We should be wary of putting ourselves in a position where we have to trust not a technology but the company that administrates it. Either can fail us, but only one can betray us. Perhaps there will be no need to rely on regulators, though: No brand of car wants to have its vehicles associated with running down a pedestrian. Today there are probably more accidents in Civics and Camrys than anything else, but no one thinks that makes them dangerous to drive — it just means more people drive them, and people make mistakes like anyone else.

On the other hand, if an automaker’s brand of self-driving vehicle hits someone, it’s obvious (and right) that the company will bear the blame.
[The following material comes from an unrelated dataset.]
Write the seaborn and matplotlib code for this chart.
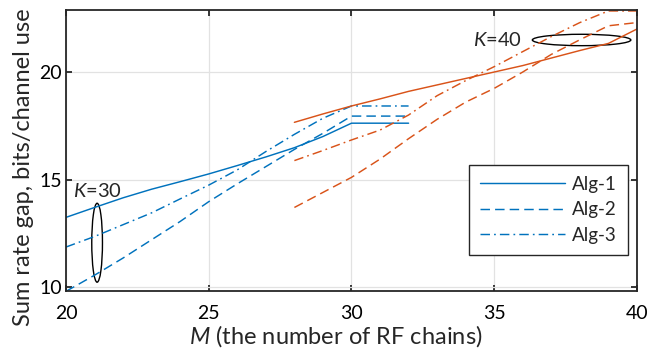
import numpy as np
import pandas as pd
import seaborn as sns
import matplotlib
matplotlib.use("Agg")
import matplotlib.pyplot as plt
from matplotlib.patches import Ellipse

# ---- data ----
M_k30 = [20, 21, 22, 23, 24, 25, 26, 27, 28, 29, 30, 31, 32]
alg1_k30 = [13.24, 13.7, 14.15, 14.55, 14.9, 15.26, 15.65, 16.05, 16.48, 17.0, 17.62, 17.62, 17.62]
alg2_k30 = [9.8, 10.55, 11.35, 12.2, 13.05, 13.97, 14.8, 15.6, 16.4, 17.15, 17.95, 17.95, 17.95]
alg3_k30 = [11.86, 12.35, 12.9, 13.45, 14.1, 14.74, 15.45, 16.3, 17.1, 17.85, 18.42, 18.42, 18.42]

M_k40 = [28, 29, 30, 31, 32, 33, 34, 35, 36, 37, 38, 39, 40]
alg1_k40 = [17.66, 18.05, 18.42, 18.75, 19.1, 19.4, 19.7, 20.0, 20.3, 20.65, 21.0, 21.33, 22.0]
alg2_k40 = [13.7, 14.4, 15.1, 15.95, 16.9, 17.8, 18.6, 19.24, 20.0, 20.82, 21.5, 22.15, 22.3]
alg3_k40 = [15.88, 16.35, 16.84, 17.3, 18.0, 18.9, 19.6, 20.25, 20.95, 21.65, 22.3, 22.84, 22.84]

alg_names = ["Alg-1", "Alg-2", "Alg-3"]
x_ticks = [20, 25, 30, 35, 40]
y_ticks = [10, 15, 20]

BLUE = "#0072BD"
ORANGE = "#D95319"
DARK = "#262626"

sns.set_style("ticks")
plt.rcParams["font.family"] = ["Lato", "DejaVu Sans"]
plt.rcParams["mathtext.fontset"] = "custom"
plt.rcParams["mathtext.it"] = "Lato:italic"
plt.rcParams["mathtext.rm"] = "Lato"

fig = plt.figure(figsize=(6.47, 3.48), dpi=100)
ax = fig.add_axes([0.102, 0.1647, 0.8825, 0.8063])

styles = {
    "Alg-1": "-",
    "Alg-2": (0, (6.5, 3.5)),
    "Alg-3": (0, (6.5, 2.8, 1.2, 2.8)),
}

rows = []
for K, Ms, series in [(30, M_k30, [alg1_k30, alg2_k30, alg3_k30]),
                      (40, M_k40, [alg1_k40, alg2_k40, alg3_k40])]:
    for name, vals in zip(alg_names, series):
        for m, v in zip(Ms, vals):
            rows.append({"M": m, "gap": v, "alg": name, "K": K})
df = pd.DataFrame(rows)

handles = []
for K, color in [(30, BLUE), (40, ORANGE)]:
    for name in alg_names:
        sub = df[(df.K == K) & (df.alg == name)]
        sns.lineplot(data=sub, x="M", y="gap", ax=ax, color=color, lw=1.05,
                     linestyle=styles[name], estimator=None, sort=True,
                     legend=False)
        ln = ax.lines[-1]
        if K == 30:
            ln.set_label(name)
            handles.append(ln)

ax.set_xlim(20, 40)
ax.set_ylim(9.83, 22.88)
ax.set_xticks(x_ticks)
ax.set_yticks(y_ticks)
ax.grid(True, color="#e2e2e2", lw=0.9)
ax.set_axisbelow(True)
for s in ax.spines.values():
    s.set_color(DARK)
    s.set_linewidth(1.3)
    s.set_visible(True)
ax.tick_params(direction="in", length=4, width=1.3, color=DARK,
               top=True, right=True, labelsize=14, labelcolor="black")
ax.tick_params(axis="x", pad=10)
ax.tick_params(axis="y", pad=3)

ax.set_xlabel("$M$ (the number of RF chains)", fontsize=17)
ax.set_ylabel("Sum rate gap, bits/channel use", fontsize=17)
ax.xaxis.set_label_coords(0.473, -0.114)
ax.yaxis.set_label_coords(-0.056, 0.439)

# annotations
ax.add_patch(Ellipse((21.09, 12.06), 0.375, 3.67, fill=False, ec="black", lw=1.0))
ax.text(20.23, 14.45, "$K$=30", fontsize=14.5, va="center", ha="left")
ax.add_patch(Ellipse((38.06, 21.49), 3.45, 0.53, fill=False, ec="black", lw=1.0))
ax.text(35.1, 21.49, "$K$=40", fontsize=14.5, va="center", ha="center")

leg = ax.legend(handles=handles, loc="lower left", bbox_to_anchor=(0.706, 0.127),
                fontsize=13.5, frameon=True, fancybox=False, edgecolor=DARK,
                framealpha=1, handlelength=4.5, handletextpad=0.4,
                labelspacing=0.45, borderpad=0.6, borderaxespad=0)
leg.get_frame().set_linewidth(1.0)

fig.savefig("out.png", dpi=100)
And consumers will see that — for one thing, it will be widely reported, and for another, there will probably be highly robust tracking of this kind of thing, including footage and logs from these accidents.

If automakers want to avoid pedestrian strikes and fatalities, they will incorporate something like this self-destruction protocol in their cars as a last line of defense, even if it leads to a net increase in autonomous collisions. It would be much preferable to be known as having a cautious AI than a killer one. So I think that, like other safety mechanisms, this or something like it will be included and, I hope, publicized on every car not because it’s required, but because it makes sense.

People deserve to know how things like self-driving cars work, even if few people on the planet can truly understand the complex computations and algorithms that govern them. They should, like regular cars, be able to be understood at a surface level. This case of understanding them at an extreme end of their behavior is not one that will be relevant every day, but it is a crucial one because it is something that matters to us at a gut level: knowing that these cars aren’t evaluating us as targets via mysterious and fundamentally inadequate algorithms.

To repurpose Camus: “These are facts the heart can feel; Yet they call for careful study before they become clear to the intellect.” Start with a simple solution we feel to be just and work backward from there. And soon — because this is no longer a thought experiment.